§ WHAT YOU ARE ASKED TO DO:
Omit the pictures and print exactly the lines of the listing below, starting at the first and ending at the line containing "(2pt,2pt) circle (1.05pt);".

§ DATA PROVIDED:
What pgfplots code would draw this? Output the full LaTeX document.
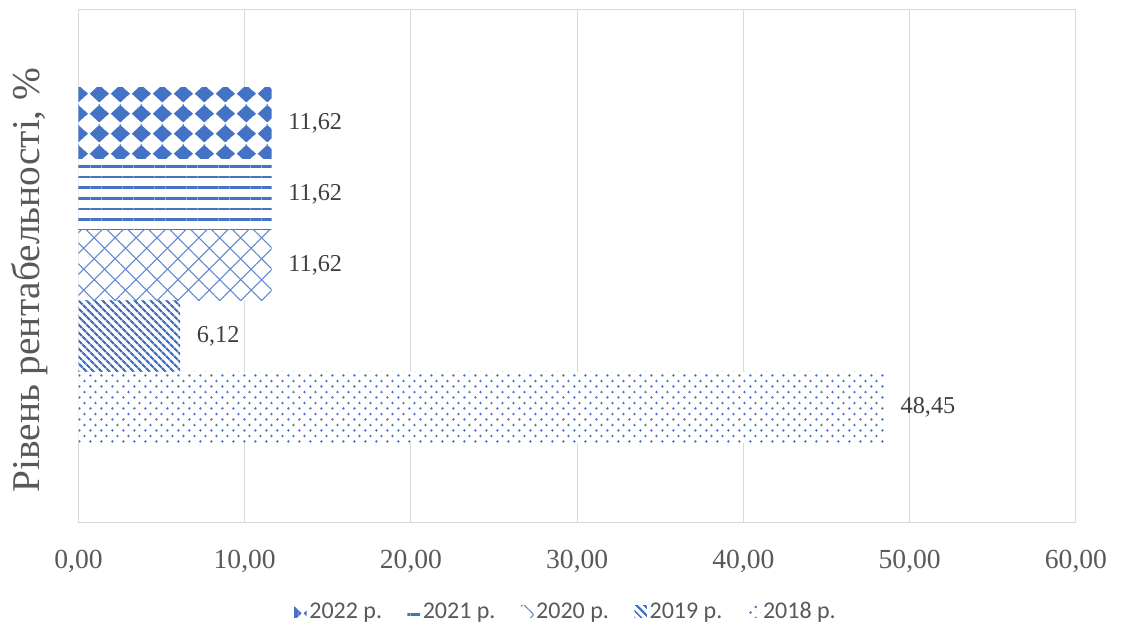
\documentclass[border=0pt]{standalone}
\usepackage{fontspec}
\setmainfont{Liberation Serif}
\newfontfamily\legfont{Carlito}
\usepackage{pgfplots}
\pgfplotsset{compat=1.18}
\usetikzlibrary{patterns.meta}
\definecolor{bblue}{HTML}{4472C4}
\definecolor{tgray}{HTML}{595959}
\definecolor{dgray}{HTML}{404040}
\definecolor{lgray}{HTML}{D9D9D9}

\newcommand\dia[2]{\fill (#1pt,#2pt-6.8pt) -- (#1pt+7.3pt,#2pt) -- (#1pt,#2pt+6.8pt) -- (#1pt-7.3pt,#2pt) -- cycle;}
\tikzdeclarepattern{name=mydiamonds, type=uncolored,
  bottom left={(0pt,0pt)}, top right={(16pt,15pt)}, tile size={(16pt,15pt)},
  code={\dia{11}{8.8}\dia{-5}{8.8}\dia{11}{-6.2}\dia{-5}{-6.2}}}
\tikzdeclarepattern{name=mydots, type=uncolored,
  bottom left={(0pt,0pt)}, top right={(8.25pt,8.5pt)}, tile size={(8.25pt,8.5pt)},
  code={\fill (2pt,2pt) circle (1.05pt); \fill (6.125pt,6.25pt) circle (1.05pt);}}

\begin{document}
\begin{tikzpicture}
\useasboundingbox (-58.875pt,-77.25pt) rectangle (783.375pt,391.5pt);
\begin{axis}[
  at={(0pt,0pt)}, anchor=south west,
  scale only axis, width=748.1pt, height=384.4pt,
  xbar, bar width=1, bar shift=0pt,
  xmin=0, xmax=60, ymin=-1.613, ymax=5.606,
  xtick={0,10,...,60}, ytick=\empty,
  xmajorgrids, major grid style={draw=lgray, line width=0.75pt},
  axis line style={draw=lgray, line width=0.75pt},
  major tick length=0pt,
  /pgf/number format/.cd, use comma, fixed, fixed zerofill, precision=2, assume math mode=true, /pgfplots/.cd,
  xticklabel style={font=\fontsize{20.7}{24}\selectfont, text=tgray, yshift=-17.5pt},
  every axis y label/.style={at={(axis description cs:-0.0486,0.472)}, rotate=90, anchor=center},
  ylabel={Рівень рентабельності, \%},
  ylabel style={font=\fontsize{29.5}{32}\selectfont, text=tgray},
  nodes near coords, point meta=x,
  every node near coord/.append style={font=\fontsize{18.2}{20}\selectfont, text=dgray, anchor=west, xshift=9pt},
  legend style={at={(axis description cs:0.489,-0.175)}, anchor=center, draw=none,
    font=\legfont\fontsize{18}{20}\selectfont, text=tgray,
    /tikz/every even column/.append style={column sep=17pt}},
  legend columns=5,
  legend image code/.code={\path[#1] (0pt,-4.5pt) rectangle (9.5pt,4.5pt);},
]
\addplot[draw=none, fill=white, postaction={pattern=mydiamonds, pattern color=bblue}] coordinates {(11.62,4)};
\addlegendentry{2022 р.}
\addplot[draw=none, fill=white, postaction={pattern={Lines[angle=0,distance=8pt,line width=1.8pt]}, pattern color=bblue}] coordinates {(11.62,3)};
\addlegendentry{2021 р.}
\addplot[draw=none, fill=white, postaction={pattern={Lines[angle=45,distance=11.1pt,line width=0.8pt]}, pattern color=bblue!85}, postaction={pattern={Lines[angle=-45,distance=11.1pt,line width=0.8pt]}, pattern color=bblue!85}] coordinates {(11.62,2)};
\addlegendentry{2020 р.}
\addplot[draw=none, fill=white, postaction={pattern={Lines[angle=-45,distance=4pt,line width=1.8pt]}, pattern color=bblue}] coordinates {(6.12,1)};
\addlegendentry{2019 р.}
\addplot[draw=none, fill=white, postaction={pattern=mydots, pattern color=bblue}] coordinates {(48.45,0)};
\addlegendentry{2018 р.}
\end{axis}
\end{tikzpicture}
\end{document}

§ ANSWER TO THIS TASK:
What pgfplots code would draw this? Output the full LaTeX document.
\documentclass[border=0pt]{standalone}
\usepackage{fontspec}
\setmainfont{Liberation Serif}
\newfontfamily\legfont{Carlito}
\usepackage{pgfplots}
\pgfplotsset{compat=1.18}
\usetikzlibrary{patterns.meta}
\definecolor{bblue}{HTML}{4472C4}
\definecolor{tgray}{HTML}{595959}
\definecolor{dgray}{HTML}{404040}
\definecolor{lgray}{HTML}{D9D9D9}

\newcommand\dia[2]{\fill (#1pt,#2pt-6.8pt) -- (#1pt+7.3pt,#2pt) -- (#1pt,#2pt+6.8pt) -- (#1pt-7.3pt,#2pt) -- cycle;}
\tikzdeclarepattern{name=mydiamonds, type=uncolored,
  bottom left={(0pt,0pt)}, top right={(16pt,15pt)}, tile size={(16pt,15pt)},
  code={\dia{11}{8.8}\dia{-5}{8.8}\dia{11}{-6.2}\dia{-5}{-6.2}}}
\tikzdeclarepattern{name=mydots, type=uncolored,
  bottom left={(0pt,0pt)}, top right={(8.25pt,8.5pt)}, tile size={(8.25pt,8.5pt)},
  code={\fill (2pt,2pt) circle (1.05pt); \fill (6.125pt,6.25pt) circle (1.05pt);}}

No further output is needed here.